February '03 - November '03

Software Architect

When the IBM Lotus Learning Management System product shipped in January '03 the core development team and their resources were moved onto working on their next task: porting the application to Workplace and the Rich Client Platform. I was moved from eTool, which had reached stability and was integrated into the process, onto the team supporting and maintaining the just released product. I provided mentorship and support for the functional areas of content import, launch and tracking, simple sequencing, and the Assembly and Authoring Tool. When sales engineers, product support, or the bug fixing team came across technical problems, these would get escalated to me. I would provide the technical triage and either fix the issue, document the clarification, or better identify the problem and pass it on to the engineering division that could deal with it. My role included training people in those areas of the product, working as a technical advisor to people planning customer deployments, and giving management costing information used to determine which problems got scheduled for this quarterly maintenance release or the next one.

Continuing my work with standards bodies, I attended Plugfest 8 in October '03. I gave a presentation of lessons learned by IBM in implementing the SCORM standard, and in particular Simple Sequencing. Many other vendors where there and most were hesitant about Simple Sequencing. Some claimed it was hard to implement, others that customers weren't asking for it, and many didn't mention it at all. This was fertile ground for driving home several points to IBM's advantage.
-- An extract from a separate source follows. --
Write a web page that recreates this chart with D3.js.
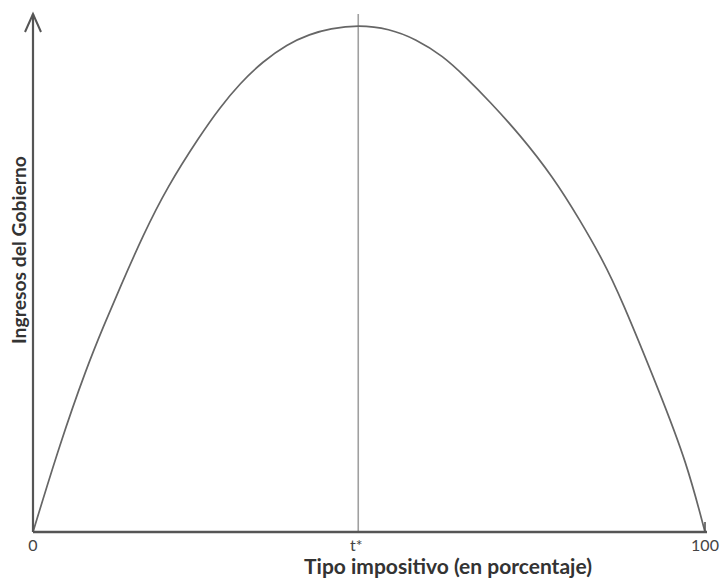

  • Simple Sequencing drives revenue. In my work I had seen enough customer escalations from the sales side to be very clear that there are multiple thousands of seats that we would have lost if we had not implemented Simple Sequencing. If anyone had any doubts about things, this cuts through them. We make money with this.
  • It's a differentiating feature that isn't proprietary. IBM chose well in becoming an early adopter of the standard. While we're ahead the crowd, it serves as a differentiating feature. But it has the advantage of not being a proprietary one. So when the others catch up we still have interoperability.
  • We get the training now to compete later. The technical problems of implementing Simple Sequencing are overrated. The bigger problem was educating the sales force and training the support team. That takes time and plenty of examples from the field. That's happening now with our current release. Even once other vendors start implementing it, they won't have a sales and support team that will let them maximize that feature. We will, so we'll still be ahead.
  • Sequencing solves real customer problems. To make sales we often have to prove that our system can do what the customers need. So far any instructional design problem that's hit my desk has been solvable using Simple Sequencing. The technology works.